My mother, on the other hand, is not so forgiving. “Thirty minutes,” she says sharply, and the nurse scurries her final steps away from us.

“You're lucky,” says Harley, and we all look at him. Gesturing to the empty bed he clarifies, “No roommate. Last time I was here overnight I had a guy with night terrors.”

I look at Dad. “Take me home?”

“'Fraid not, Dyna Glider.”

Mom offers, “I'll stay with you. I can sing you to sleep like I did when you were little.” With that, she launches into a falsetto chorus of “Blackbird.”

“Seriously?” I look at Dad. “Please get her out of here, she's starting to freak me out.”

“Let's go, Beth.” He moves to pull Mom up by her shoulders. “Once they give her more pain meds she's just going to pass out anyway.” He lifts her hand-stitched satchel over her kaleidoscope shoulder. It's one of the bags she sews for the Groovy Blueberry clothing store in town. She gives my face an embarrassing number of wispy kisses before Dad is able to guide her away from my bed.

“You get some rest,” he says. “We'll see you tomorrow.”

Harley gives me a wink and leans in. “Enjoy the high, sis.”

“Thanks, freak.” I smile as he lopes after our parents. I've been looking forward to the kick-ass birthday gift he promised when I finally turn eighteen in September. Skydiving. When he isn't working one of the registers at the Park-n-Shop, he spends his time at a nearby parachuting mecca called the Ranch, and now that he's hit five hundred dives he's qualified to do tandem jumps. Apparently the only thing more awesome than jumping out of a plane is strapping another human being to your chest and
then
jumping out of a plane. I'll finally be old enough to jump with him. I imagine stepping into the sky. Falling.

My lingering smile turns stale.

The hospital room is quiet without my loud family, and I realize I forgot to ask them if they got to meet Jay. I glance at the raised appendage that is my damaged leg and try to ignore the chains of regret pulling at me. But my mind wants to dig through the rubbish of the day and figure out how I ended up here. What did—? And I realize:

I chose this.

The thought hits me so hard I rub my forehead.

Everything—the fall, nearly dying, the possibility of being permanently crippled. These must be the experiences I've been searching for. The logical extreme conclusion to all my risk taking. I simply reached the end of the road I've been traveling down full-speed for years. Did I really chase after this with everything I have?

Maybe I
am
one of those psycho chicks with a death wish after all.

 

4

“Stop torturing yourself.” Mom snatches
Rock with a View
from my hands.

“Hey,” I say, even though I know she's right.
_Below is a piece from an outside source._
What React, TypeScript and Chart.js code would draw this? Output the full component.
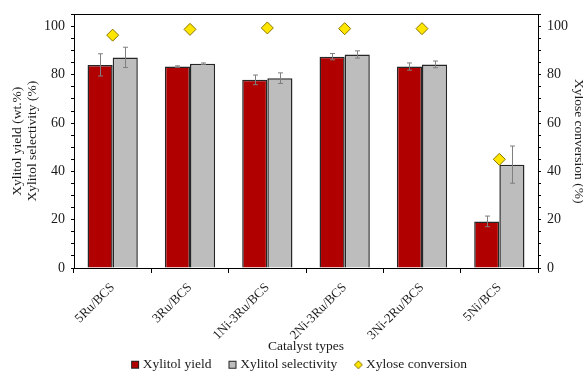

Scanning through my well-worn trail guide, picturing each path, is only making things harder.

The orange living room couch has effectively become my prison for the past week since my accident. I'm shackled in place by my elevated ankle, and my summer activities have been reduced to lying flat on my back doing nothing.

Even sleep has become a rare escape as I spend nights here endlessly repositioning. The stairs might as well be blocked by a barbed wire fence. I glance over at them now, mocking me with their even, gentle rise, and I marvel at how far I've fallen. It seems I've dodged the bullet of infection, so at least I get to keep my mangled ankle and foot, but it's still way too soon to tell just how useful they will be.
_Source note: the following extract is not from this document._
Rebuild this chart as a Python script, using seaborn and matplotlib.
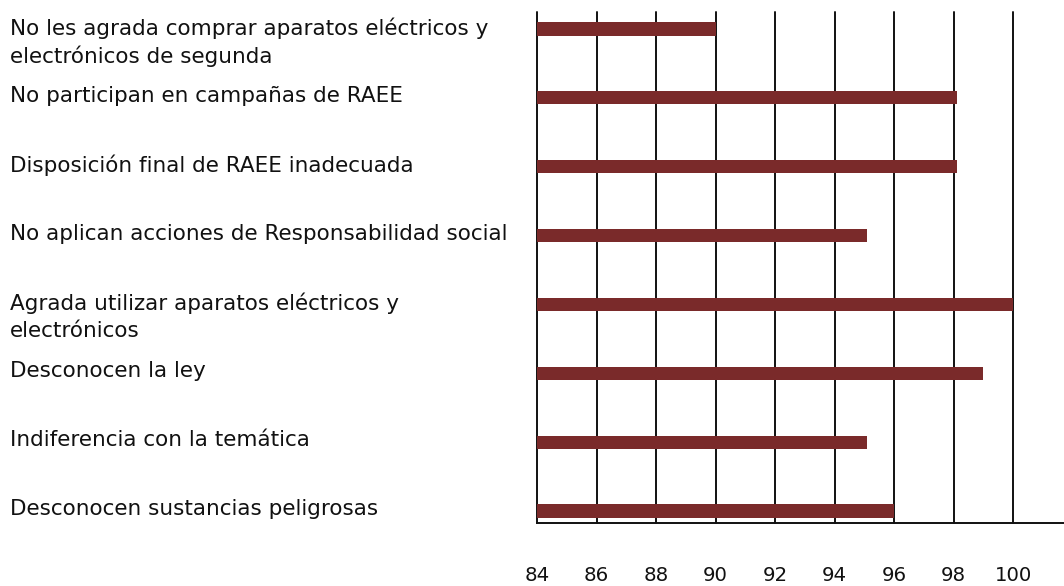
import pandas as pd
import seaborn as sns
import matplotlib.pyplot as plt

# data
categories = [
    "No les agrada comprar aparatos eléctricos y\nelectrónicos de segunda",
    "No participan en campañas de RAEE",
    "Disposición final de RAEE inadecuada",
    "No aplican acciones de Responsabilidad social",
    "Agrada utilizar aparatos eléctricos y\nelectrónicos",
    "Desconocen la ley",
    "Indiferencia con la temática",
    "Desconocen sustancias peligrosas",
]
values = [90, 98.1, 98.1, 95.1, 100, 99, 95.1, 96]
x_ticks = [84, 86, 88, 90, 92, 94, 96, 98, 100]

df = pd.DataFrame({"cat": categories, "val": values})

sns.set_style("white")
plt.rcParams["font.family"] = ["DejaVu Sans"]

fig = plt.figure(figsize=(10.64, 5.86), dpi=100)
ax = fig.add_axes([537 / 1064, 63 / 586, 1 - 537 / 1064, 511 / 586])

sns.barplot(data=df, x="val", y="cat", orient="h", color="#7a2a2a",
            saturation=1, width=0.19, linewidth=0, ax=ax, zorder=3)

ax.set_xlim(84, 101.71)
ax.set_ylim(7.174, -0.247)
ax.set_xticks(x_ticks)
ax.set_xticklabels([str(t) for t in x_ticks], fontsize=14.2, color="#111111")
ax.tick_params(axis="x", length=0, pad=31)
for t in x_ticks:
    ax.axvline(t, color="#111111", lw=1.4, zorder=1, clip_on=False)

for s in ["top", "right", "left"]:
    ax.spines[s].set_visible(False)
ax.spines["bottom"].set_color("#111111")
ax.spines["bottom"].set_linewidth(1.4)

ax.set_yticks([])
ax.set_xlabel("")
ax.set_ylabel("")

# left-aligned category labels, first line level with the bar
for i, lab in enumerate(categories):
    ax.annotate(lab, xy=(10 / 1064, i), xycoords=("figure fraction", "data"),
                xytext=(0, 8.5), textcoords="offset points",
                ha="left", va="top", fontsize=15.5, linespacing=1.4,
                color="#111111", annotation_clip=False)

fig.savefig("out.png", dpi=100)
If there's too much tissue damage I could still be a candidate for fusion, which means they'd lock my ankle at a ninety-degree angle so I could lead a normal life free from excruciating pain.
And free from rock climbing. And free from
— I cut myself off and stare at the plaster ceiling as some TV nature show about insects drones on in the background.

“Is Jay coming by today?” Mom asks.

I nod and pull out my smile. Jay's daily visits are the only bright spot in this festering cesspool of suckage that my life has become. A wave of pain inches up my shin, and I breathe through my teeth until it fades to a bearable level. I stopped taking my pain pills after a few days because at least the sharp pangs give me something to focus on.

The sun tauntingly soaks the outdoors as the narrator on television describes the intricate communal structure of an ant colony.
The ceiling is definitely lower than it was yesterday.